Business leaders steered nearly $1 million to Daly’s campaign through independent expenditures while labor leaders spent nearly $300,000 on campaign mail against him.

Predictions of a tight race between labor leader Julio Perez and Santa Ana City Councilwoman Michele Martinez for the second slot didn’t materialize. They finished third and fourth, respectively, with 17.9 percent and 16.5 percent of the vote.

Instead, both candidates came in behind the 22.5 percent won by Jose Moreno, a Latino Republican who tried to withdraw from the race a few months ago saying he feared that as a public worker at the county dealing with federal grants he may have violated a federal law restricting campaigning for office.

Yet given the district’s voter registration margins, its likely that Daly has already won the race and will represent the state’s most Latino Assembly district.

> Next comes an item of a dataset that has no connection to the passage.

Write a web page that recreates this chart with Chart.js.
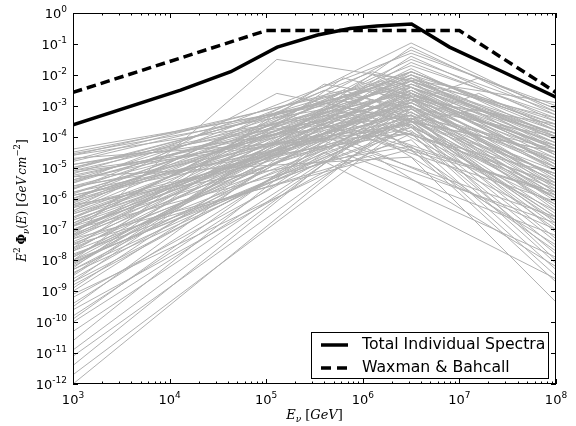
<!DOCTYPE html>
<html lang="en">
<head>
<meta charset="UTF-8">
<title>Neutrino spectra</title>
<script src="https://cdn.jsdelivr.net/npm/chart.js"></script>
<style>
  html, body { margin: 0; padding: 0; background: #fff; }
</style>
</head>
<body>
<canvas id="espectros" width="576" height="426"></canvas>
<script>
// individual sources, broken power laws, everything in log10
// flux (E^2 Phi) at 1e3 GeV
const srcLogStart = [
  -4.5, -4.6, -4.8, -4.9, -5.0, -5.1, -5.2, -5.3, -5.4, -5.5,
  -5.6, -5.7, -5.8, -5.9, -6.0, -6.0, -6.1, -6.2, -6.3, -6.4,
  -6.5, -6.5, -6.6, -6.7, -6.8, -6.9, -7.0, -7.0, -7.1, -7.2,
  -7.3, -7.4, -7.5, -7.6, -7.7, -7.8, -7.9, -8.0, -8.1, -8.2,
  -8.3, -8.4, -8.6, -8.8, -9.0, -9.2, -9.4, -9.6, -9.8, -10.3,
  -10.9, -11.1, -11.4, -11.7, -12.0,
  -5.3, -6.2, -7.0, -4.7, -6.4, -5.5, -8.5, -7.3, -9.1, -6.9, -8.0,
  -5.0, -5.6, -6.3, -6.7, -7.2, -7.6, -8.1, -8.7, -4.4, -5.9, -9.5, -10.0, -6.9, -7.9,
  -5.4, -6.6, -7.1, -8.3, -4.9, -6.0, -9.9, -7.5, -5.7, -8.9,
  -7.2, -6.1, -8.0, -5.1,
  -6.8, -7.7, -5.8,
  -4.6, -10.6, -8.7,
  -5.05, -5.25, -5.45, -5.65, -5.85, -6.05, -6.25, -6.45, -6.65, -6.85,
  -7.05, -7.25, -7.45, -7.65, -7.85, -8.05,
  -8.25, -8.45, -4.55, -4.75,
  -5.15, -6.15, -7.15, -8.15
];
// break energy
const srcLogBreak = [
  6.5, 6.5, 6.5, 6.5, 6.5, 6.5, 6.5, 6.5, 6.5, 6.5,
  6.5, 6.5, 6.5, 6.5, 6.5, 6.5, 6.5, 6.5, 6.5, 6.5,
  6.5, 6.5, 6.5, 6.5, 6.5, 6.5, 6.5, 6.5, 6.5, 6.5,
  6.5, 6.5, 6.5, 6.5, 6.5, 6.5, 6.5, 6.5, 6.5, 6.5,
  6.5, 6.5, 6.5, 6.5, 6.5, 6.5, 6.5, 6.5, 6.5, 6.5,
  6.5, 6.5, 6.5, 6.5, 6.5,
  6.5, 6.5, 6.5, 6.5, 6.5, 6.5, 6.5, 6.5, 6.5, 6.5, 6.5,
  5.6, 5.6, 5.6, 5.6, 5.6, 5.6, 5.6, 5.6, 5.6, 5.6, 5.6, 5.6, 5.6, 5.6,
  6.1, 6.1, 6.1, 6.1, 6.1, 6.1, 6.1, 6.1, 6.1, 6.1,
  5.11, 5.11, 5.11, 5.11,
  7.2, 7.2, 7.2,
  6.3, 5.9, 6.5,
  6.5, 6.5, 6.5, 6.5, 6.5, 6.5, 6.5, 6.5, 6.5, 6.5,
  6.5, 6.5, 6.5, 6.5, 6.5, 6.5,
  5.8, 5.8, 5.8, 5.8,
  6.2, 6.2, 6.2, 6.2
];
// flux at the break
const srcLogPeak = [
  -2.4, -2.9, -2.2, -3.3, -2.6, -3.6, -1.9, -2.8, -3.1, -2.3,
  -3.9, -2.0, -2.7, -3.4, -1.7, -2.5, -3.0, -2.2, -3.7, -1.9,
  -2.6, -3.2, -2.1, -2.9, -1.5, -3.5, -2.4, -2.8, -1.8, -3.3,
  -2.3, -2.7, -2.0, -3.0, -1.6, -3.8, -2.5, -2.2, -3.1, -1.9,
  -2.6, -3.4, -2.4, -2.9, -2.1, -3.2, -2.5, -3.6, -2.7, -3.0,
  -2.8, -3.3, -2.6, -3.5, -3.1,
  -4.66, -4.3, -4.1, -3.9, -0.97, -1.3, -1.4, -4.4, -3.9, -1.2, -3.7,
  -2.9, -3.5, -2.5, -4.0, -3.2, -2.3, -3.8, -4.5, -3.0, -4.3, -3.6, -4.8, -2.7, -3.3,
  -2.4, -3.4, -2.0, -3.9, -3.2, -2.8, -3.0, -4.6, -1.9, -2.5,
  -1.5, -2.6, -3.2, -3.6,
  -2.1, -2.6, -3.1,
  -2.2, -3.4, -1.1,
  -2.1, -3.0, -2.5, -3.3, -2.2, -2.9, -3.6, -2.4, -1.9, -3.1,
  -2.6, -2.0, -3.4, -2.3, -2.8, -3.5,
  -2.1, -2.7, -3.0, -2.5,
  -3.8, -2.2, -3.2, -2.4
];
// flux at 1e8 GeV
const srcLogEnd = [
  -4.6, -5.3, -3.9, -6.0, -4.2, -6.6, -3.6, -5.0, -4.7, -4.4,
  -6.2, -3.5, -5.6, -5.2, -3.3, -4.9, -6.4, -4.1, -7.0, -3.8,
  -5.4, -5.9, -4.3, -4.8, -3.2, -7.3, -5.1, -4.5, -4.0, -6.8,
  -3.9, -5.7, -4.6, -5.3, -3.4, -7.6, -4.4, -5.0, -6.1, -3.7,
  -4.9, -6.5, -4.2, -5.5, -3.6, -6.3, -4.7, -8.0, -5.1, -6.0,
  -5.8, -7.1, -4.8, -6.9, -5.6,
  -9.35, -8.5, -8.3, -8.1, -3.2, -3.0, -3.5, -8.7, -7.8, -3.1, -7.4,
  -4.5, -5.8, -4.0, -6.6, -5.2, -3.6, -7.0, -7.9, -5.5, -7.2, -6.1, -8.6, -4.4, -5.9,
  -4.3, -6.4, -3.9, -7.5, -5.6, -6.0, -5.4, -8.2, -3.4, -5.0,
  -2.9, -4.5, -5.8, -6.8,
  -3.1, -3.8, -4.4,
  -4.0, -6.7, -3.3,
  -4.2, -5.8, -4.9, -5.1, -3.8, -5.3, -6.7, -4.6, -3.7, -5.9,
  -4.4, -4.1, -6.2, -4.0, -5.5, -6.6,
  -3.9, -5.2, -5.7, -4.8,
  -7.7, -4.5, -6.0, -4.3
];

// summed spectrum
const totalE = [1e3, 1.3e4, 4.3e4, 1.3e5, 3.4e5, 7.4e5, 1.4e6, 3.2e6, 7.9e6, 2.8e7, 1e8];
const totalFlux = [2.4e-4, 3.2e-3, 1.26e-2, 7.9e-2, 0.195, 0.316, 0.38, 0.44, 0.079, 0.0126, 1.9e-3];

// Waxman & Bahcall bound
const wbE = [1e3, 1e5, 1e7, 1e8];
const wbFlux = [2.7e-3, 0.27, 0.27, 2.7e-3];

const xDecadas = [3, 4, 5, 6, 7, 8];
const yDecadas = [0, -1, -2, -3, -4, -5, -6, -7, -8, -9, -10, -11, -12];

const datasets = [];
for (let i = 0; i < srcLogStart.length; i++) {
    datasets.push({
        data: [
            { x: 1e3, y: 10 ** srcLogStart[i] },
            { x: 10 ** srcLogBreak[i], y: 10 ** srcLogPeak[i] },
            { x: 1e8, y: 10 ** srcLogEnd[i] }
        ],
        borderColor: '#b0b0b0',
        borderWidth: 1
    });
}
datasets.push({
    label: 'Total Individual Spectra',
    data: totalE.map((e, i) => ({ x: e, y: totalFlux[i] })),
    borderColor: '#000',
    borderWidth: 3.5
});
datasets.push({
    label: 'Waxman & Bahcall',
    data: wbE.map((e, i) => ({ x: e, y: wbFlux[i] })),
    borderColor: '#000',
    borderWidth: 3.5,
    borderDash: [9.5, 5]
});

// writes a run of text pieces with their own font and vertical shift
function textoRico(ctx, partes, x, y, align) {
    let largura = 0;
    for (const p of partes) {
        ctx.font = p.f;
        p.w = ctx.measureText(p.t).width + (p.gap || 0);
        largura += p.w;
    }
    let cx = align === 'right' ? x - largura : align === 'center' ? x - largura / 2 : x;
    ctx.textAlign = 'left';
    ctx.textBaseline = 'alphabetic';
    for (const p of partes) {
        ctx.font = p.f;
        ctx.fillText(p.t, cx, y + (p.dy || 0));
        cx += p.w;
    }
}

const SANS = '13px "DejaVu Sans"';
const SANS_EXP = '9px "DejaVu Sans"';
const IT = 'italic 13px "DejaVu Serif"';
const RM = '13px "DejaVu Serif"';
const SMALL_IT = 'italic 9px "DejaVu Serif"';
const IT_Y = 'italic 12px "DejaVu Serif"';
const RM_Y = '12px "DejaVu Serif"';
const SMALL_Y = '8.5px "DejaVu Serif"';
const SMALL_IT_Y = 'italic 8.5px "DejaVu Serif"';

function potencia(ctx, exp, x, y, align) {
    textoRico(ctx, [
        { t: '10', f: SANS },
        { t: String(exp), f: SANS_EXP, dy: -6 }
    ], x, y, align);
}

const eixos = {
    id: 'eixos',
    afterDatasetsDraw(chart) {
        const { ctx, chartArea: a, scales: { x, y } } = chart;
        ctx.save();
        ctx.strokeStyle = '#000';
        ctx.fillStyle = '#000';
        ctx.lineWidth = 1;

        // inward ticks on all four sides
        ctx.beginPath();
        for (const d of xDecadas) {
            for (let k = 1; k <= 9; k++) {
                if (d === 8 && k > 1) break;
                const px = Math.round(x.getPixelForValue(k * 10 ** d)) + 0.5;
                const len = k === 1 ? 5 : 2.5;
                ctx.moveTo(px, a.bottom); ctx.lineTo(px, a.bottom - len);
                ctx.moveTo(px, a.top); ctx.lineTo(px, a.top + len);
            }
        }
        for (const d of yDecadas) {
            const py = Math.round(y.getPixelForValue(10 ** d)) + 0.5;
            ctx.moveTo(a.left, py); ctx.lineTo(a.left + 5, py);
            ctx.moveTo(a.right, py); ctx.lineTo(a.right - 5, py);
        }
        ctx.stroke();
        ctx.strokeRect(Math.round(a.left) + 0.5, Math.round(a.top) + 0.5,
            Math.round(a.width) - 1, Math.round(a.height) - 1);

        // tick labels
        for (const d of xDecadas) {
            potencia(ctx, d, x.getPixelForValue(10 ** d), a.bottom + 20, 'center');
        }
        for (const d of yDecadas) {
            potencia(ctx, d, a.left - 6, y.getPixelForValue(10 ** d) + 5, 'right');
        }

        // axis titles
        textoRico(ctx, [
            { t: 'E', f: IT },
            { t: 'ν', f: SMALL_IT, dy: 3, gap: 4 },
            { t: '[', f: RM },
            { t: 'GeV', f: IT },
            { t: ']', f: RM }
        ], (a.left + a.right) / 2, 419, 'center');

        ctx.save();
        ctx.translate(26, (a.top + a.bottom) / 2 + 2);
        ctx.rotate(-Math.PI / 2);
        textoRico(ctx, [
            { t: 'E', f: IT_Y },
            { t: '2', f: SMALL_Y, dy: -6, gap: 3 },
            { t: 'Φ', f: 'bold 12px "DejaVu Serif"' },
            { t: 'ν', f: SMALL_IT_Y, dy: 3 },
            { t: '(', f: RM_Y },
            { t: 'E', f: IT_Y },
            { t: ')', f: RM_Y, gap: 4 },
            { t: '[', f: RM_Y },
            { t: 'GeV', f: IT_Y, gap: 2 },
            { t: 'cm', f: IT_Y },
            { t: '−2', f: SMALL_Y, dy: -6 },
            { t: ']', f: RM_Y }
        ], 0, 0, 'center');
        ctx.restore();

        // legend box
        const lx = 311.5, ly = 332.5, lw = 237, lh = 46;
        ctx.fillStyle = '#fff';
        ctx.fillRect(lx, ly, lw, lh);
        ctx.strokeRect(lx, ly, lw, lh);
        ctx.fillStyle = '#000';
        const itens = chart.data.datasets.slice(-2);
        itens.forEach((ds, i) => {
            const yy = 345 + i * 23;
            ctx.lineWidth = ds.borderWidth;
            ctx.setLineDash(ds.borderDash ? [10, 6] : []);
            ctx.beginPath();
            ctx.moveTo(321, yy); ctx.lineTo(348, yy);
            ctx.stroke();
            ctx.setLineDash([]);
            ctx.font = '15.7px "DejaVu Sans"';
            ctx.textBaseline = 'middle';
            ctx.textAlign = 'left';
            ctx.fillText(ds.label, 362, yy);
        });
        ctx.restore();
    }
};

new Chart(document.getElementById('espectros'), {
    type: 'line',
    data: { datasets },
    options: {
        responsive: false,
        animation: false,
        events: [],
        layout: { padding: { left: 73, top: 13, right: 20, bottom: 42 } },
        elements: { point: { radius: 0 }, line: { tension: 0 } },
        plugins: { legend: { display: false }, tooltip: { enabled: false } },
        scales: {
            x: { type: 'logarithmic', min: 1e3, max: 1e8, display: false },
            y: { type: 'logarithmic', min: 1e-12, max: 1, display: false }
        }
    },
    plugins: [eixos]
});
</script>
</body>
</html>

On Tuesday at the Casa Garcia Mexican restaurant in Anaheim, Daly was jubilant.

“It’s even better than I expected,” Daly said.

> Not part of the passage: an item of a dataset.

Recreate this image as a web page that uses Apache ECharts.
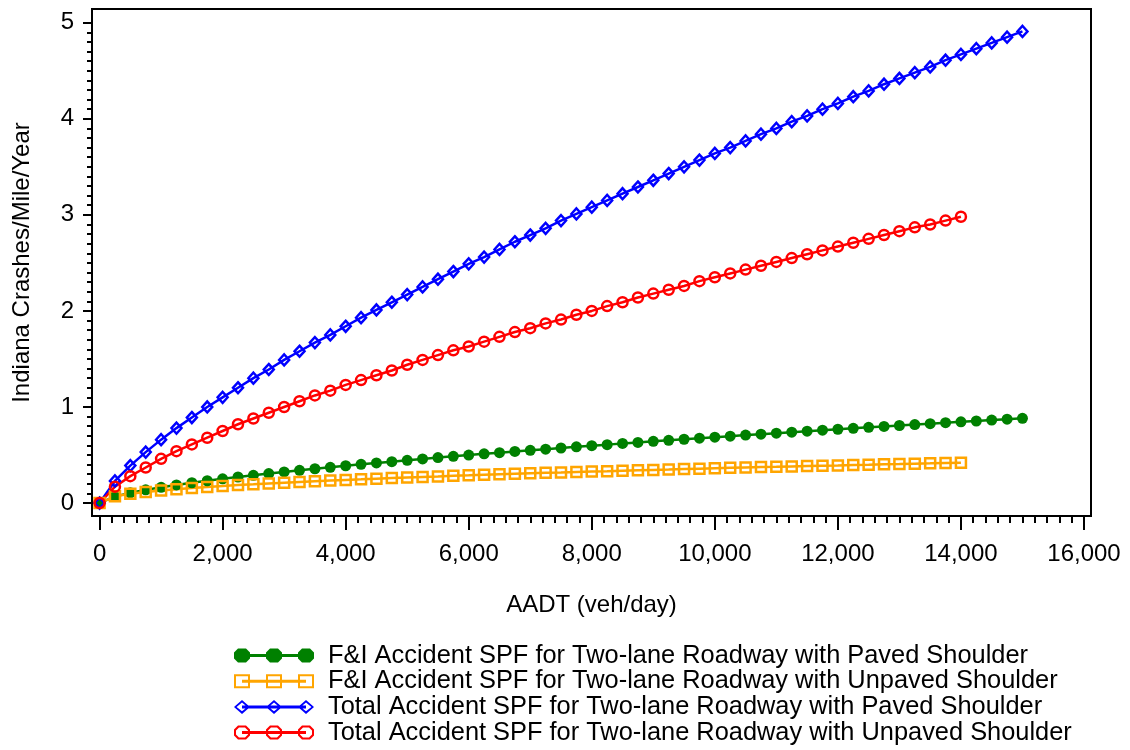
<!DOCTYPE html>
<html><head><meta charset="utf-8">
<script src="https://cdn.jsdelivr.net/npm/echarts@6/dist/echarts.min.js"></script>
<style>html,body{margin:0;padding:0;background:#fff}#c{width:1130px;height:750px}</style>
</head><body><div id="c"></div>
<script>
// ---- data ----
const aadt = [0,250,500,750,1000,1250,1500,1750,2000,2250,2500,2750,3000,3250,3500,3750,4000,4250,4500,4750,5000,5250,5500,5750,6000,6250,6500,6750,7000,7250,7500,7750,8000,8250,8500,8750,9000,9250,9500,9750,10000,10250,10500,10750,11000,11250,11500,11750,12000,12250,12500,12750,13000,13250,13500,13750,14000,14250,14500,14750,15000];
const fiPaved = [0,0.069,0.106,0.137,0.164,0.188,0.211,0.232,0.252,0.271,0.289,0.307,0.324,0.341,0.357,0.372,0.388,0.403,0.417,0.431,0.445,0.459,0.473,0.486,0.499,0.512,0.524,0.537,0.549,0.561,0.573,0.585,0.597,0.608,0.620,0.631,0.642,0.653,0.664,0.675,0.685,0.696,0.707,0.717,0.727,0.738,0.748,0.758,0.768,0.778,0.788,0.797,0.807,0.817,0.826,0.836,0.845,0.854,0.864,0.873,0.882];
const fiUnpaved = [0,0.070,0.096,0.115,0.130,0.144,0.156,0.167,0.177,0.187,0.195,0.204,0.212,0.220,0.227,0.234,0.241,0.247,0.254,0.260,0.266,0.272,0.277,0.283,0.288,0.294,0.299,0.304,0.309,0.314,0.318,0.323,0.328,0.332,0.337,0.341,0.345,0.349,0.354,0.358,0.362,0.366,0.370,0.374,0.377,0.381,0.385,0.389,0.392,0.396,0.399,0.403,0.406,0.410,0.413,0.417,0.420];
const totalPaved = [0,0.23,0.39,0.53,0.66,0.78,0.89,1.00,1.10,1.20,1.30,1.39,1.49,1.58,1.67,1.75,1.84,1.93,2.01,2.09,2.17,2.25,2.33,2.41,2.49,2.56,2.64,2.72,2.79,2.86,2.94,3.01,3.08,3.15,3.22,3.29,3.36,3.43,3.50,3.57,3.64,3.70,3.77,3.84,3.90,3.97,4.03,4.10,4.16,4.23,4.29,4.36,4.42,4.48,4.54,4.61,4.67,4.73,4.79,4.85,4.91];
const totalUnpaved = [0,0.17,0.28,0.37,0.46,0.54,0.61,0.68,0.75,0.82,0.88,0.94,1.00,1.06,1.12,1.17,1.23,1.28,1.33,1.38,1.44,1.49,1.54,1.59,1.63,1.68,1.73,1.78,1.82,1.87,1.91,1.96,2.00,2.05,2.09,2.14,2.18,2.22,2.26,2.31,2.35,2.39,2.43,2.47,2.51,2.55,2.59,2.63,2.67,2.71,2.75,2.79,2.83,2.87,2.90,2.94,2.98];
const seriesNames = [
  'F&I Accident SPF for Two-lane Roadway with Paved Shoulder',
  'F&I Accident SPF for Two-lane Roadway with Unpaved Shoulder',
  'Total Accident SPF for Two-lane Roadway with Paved Shoulder',
  'Total Accident SPF for Two-lane Roadway with Unpaved Shoulder'
];
const xTickValues = [0,2000,4000,6000,8000,10000,12000,14000,16000];
const yTickValues = [0,1,2,3,4,5];
const xMinorStep = 200;
const yMinorStep = 0.1;
const xTitle = 'AADT (veh/day)';
const yTitle = 'Indiana Crashes/Mile/Year';

// ---- build ----
const xMinor = []; for (let v = 0; v <= 16000; v += xMinorStep) xMinor.push(v);
const yMinor = []; for (let k = 0; k <= 50; k++) yMinor.push(+(k * yMinorStep).toFixed(1));
const pairs = arr => arr.map((v, i) => [aadt[i], v]);
const fmt = v => String(v).replace(/\B(?=(\d{3})+(?!\d))/g, ',');
const FONT = 'Liberation Sans, Arial, sans-serif';
const XMIN = -123, XMAX = 16114, YMIN = -0.135, YMAX = 5.143;

function octagon(cx, w, h) { // outer clockwise
  const a = w / 4, b = h * 4 / 14;
  return `M${cx-a},0 L${cx+a},0 L${cx+w/2},${b} L${cx+w/2},${h-b} L${cx+a},${h} L${cx-a},${h} L${cx-w/2},${h-b} L${cx-w/2},${b} Z `;
}
function octagonHole(cx) { // inner counter-clockwise
  return `M${cx-3},2 L${cx-6},5 L${cx-6},9 L${cx-3},12 L${cx+3},12 L${cx+6},9 L${cx+6},5 L${cx+3},2 Z `;
}
const centers = [8, 40, 72];
const lineRect = 'M8,5.5 L72,5.5 L72,8.5 L8,8.5 Z ';
const iconGreen = 'path://' + lineRect + centers.map(c => octagon(c, 16, 14)).join('');
const iconOrange = 'path://' + lineRect + centers.map(c => `M${c-8},0 L${c+8},0 L${c+8},14 L${c-8},14 Z M${c-6},2 L${c-6},12 L${c+6},12 L${c+6},2 Z `).join('');
const iconBlue = 'path://' + lineRect + centers.map(c => `M${c},0 L${c+8},7 L${c},14 L${c-8},7 Z M${c},2.6 L${c-5.4},7 L${c},11.4 L${c+5.4},7 Z `).join('');
const iconRed = 'path://' + lineRect + centers.map(c => octagon(c, 16, 14) + octagonHole(c)).join('');

const GREEN = '#008000', ORANGE = '#FFA500', BLUE = '#0000FF', RED = '#FF0000';

const chart = echarts.init(document.getElementById('c'), null, {renderer: 'canvas'});
chart.setOption({
  animation: false,
  backgroundColor: '#fff',
  grid: {left: 92, top: 9, right: 39, bottom: 234, show: true, borderColor: '#000', borderWidth: 2, backgroundColor: 'transparent', containLabel: false, outerBoundsMode: 'none'},
  xAxis: [{
    type: 'value', position: 'bottom', min: XMIN, max: XMAX,
    axisLine: {show: false, onZero: false}, splitLine: {show: false},
    axisTick: {show: true, inside: false, customValues: xTickValues, length: 14, lineStyle: {color: '#000', width: 2}},
    axisLabel: {customValues: xTickValues, margin: 26, fontSize: 24, color: '#000', fontFamily: FONT, formatter: fmt},
    name: xTitle, nameLocation: 'middle', nameGap: 77,
    nameTextStyle: {fontSize: 24, color: '#000', fontFamily: FONT}
  }, {
    type: 'value', position: 'bottom', min: XMIN, max: XMAX,
    axisLine: {show: false, onZero: false}, splitLine: {show: false},
    axisTick: {show: true, inside: false, customValues: xMinor, length: 7, lineStyle: {color: '#000', width: 2}},
    axisLabel: {show: false}
  }],
  yAxis: [{
    type: 'value', position: 'left', min: YMIN, max: YMAX,
    axisLine: {show: false, onZero: false}, splitLine: {show: false},
    axisTick: {show: true, inside: false, customValues: yTickValues, length: 9, lineStyle: {color: '#000', width: 2}},
    axisLabel: {customValues: yTickValues, margin: 18, fontSize: 24, color: '#000', fontFamily: FONT},
    name: yTitle, nameLocation: 'middle', nameGap: 58,
    nameTextStyle: {fontSize: 24, color: '#000', fontFamily: FONT}
  }, {
    type: 'value', position: 'left', min: YMIN, max: YMAX,
    axisLine: {show: false, onZero: false}, splitLine: {show: false},
    axisTick: {show: true, inside: false, customValues: yMinor, length: 5, lineStyle: {color: '#000', width: 2}},
    axisLabel: {show: false}
  }],
  legend: {
    orient: 'vertical', left: 234, top: 643, itemWidth: 80, itemHeight: 14, itemGap: 0.7,
    selectedMode: false, padding: 0,
    textStyle: {fontSize: 25.4, color: '#000', fontFamily: FONT, lineHeight: 25, padding: [0, 0, 0, 9]},
    data: [
      {name: seriesNames[0], icon: iconGreen, itemStyle: {color: GREEN, borderWidth: 0}},
      {name: seriesNames[1], icon: iconOrange, itemStyle: {color: ORANGE, borderWidth: 0}},
      {name: seriesNames[2], icon: iconBlue, itemStyle: {color: BLUE, borderWidth: 0}},
      {name: seriesNames[3], icon: iconRed, itemStyle: {color: RED, borderWidth: 0}}
    ]
  },
  series: [
    {name: seriesNames[0], type: 'line', data: pairs(fiPaved), showAllSymbol: true,
     symbol: 'circle', symbolSize: 11, itemStyle: {color: GREEN}, lineStyle: {color: GREEN, width: 2.5}},
    {name: seriesNames[1], type: 'line', data: pairs(fiUnpaved), showAllSymbol: true,
     symbol: 'rect', symbolSize: 10, itemStyle: {color: 'rgba(0,0,0,0)', borderColor: ORANGE, borderWidth: 2.5}, lineStyle: {color: ORANGE, width: 2.5}},
    {name: seriesNames[2], type: 'line', data: pairs(totalPaved), showAllSymbol: true,
     symbol: 'diamond', symbolSize: [10, 11], itemStyle: {color: 'rgba(0,0,0,0)', borderColor: BLUE, borderWidth: 2.5}, lineStyle: {color: BLUE, width: 2.5}},
    {name: seriesNames[3], type: 'line', data: pairs(totalUnpaved), showAllSymbol: true,
     symbol: 'circle', symbolSize: 10, itemStyle: {color: 'rgba(0,0,0,0)', borderColor: RED, borderWidth: 2.5}, lineStyle: {color: RED, width: 2.5}}
  ]
});
</script></body></html>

While Daly acknowledged that the independent expenditures were “helpful”  during the campaign, he said that his own decades of service were the key.

“I have a track record and years of experience,” Daly said. “Voters are looking for stability. They’re desperate for problem solvers. … I’m not an ideologue.”

Daly said there is no bad blood among his and the Martinez and Perez camps.

“Many people supporting Martinez and Perez are people I respect and have known for a long time,” Daly said. “My door will be open to any person who cares about Orange County,” Daly said.

Yet on Tuesday night, labor leaders supporting Perez weren’t interested in talking about olive branches.

Tefere Gebre, executive director of the Orange County Labor Federation, said the election was a statement by labor that it is tired of being used as an “ATM” by candidates from both parties.

He described his support for Perez as a personal beef with termed out Assemblyman Jose Solorio. Despite heavy backing from labor, one of Solorio’s first moves was to join a business caucus, Gebre said.

“Are we going to recycle the same assholes over and over again?” Gebre asked. “If that’s the case, then what the [expletive] am I doing here?”

Yet at Daly’s victory party, Solorio said Tuesday’s vote confirmed what he said all along, “that this is a moderate district.”

Tom Umberg, another former assemblyman from the 69th District, was also at Daly’s celebration and noted that Daly had the right mix of skills for the situation in Sacramento.

“Tom is a pragmatic problem solver and exactly what Sacramento needs,” Umberg said.

As for the tension in Democratic party circles over the split between Daly and Perez camps, Umberg said it will pass.

“Everybody comes together,” he said.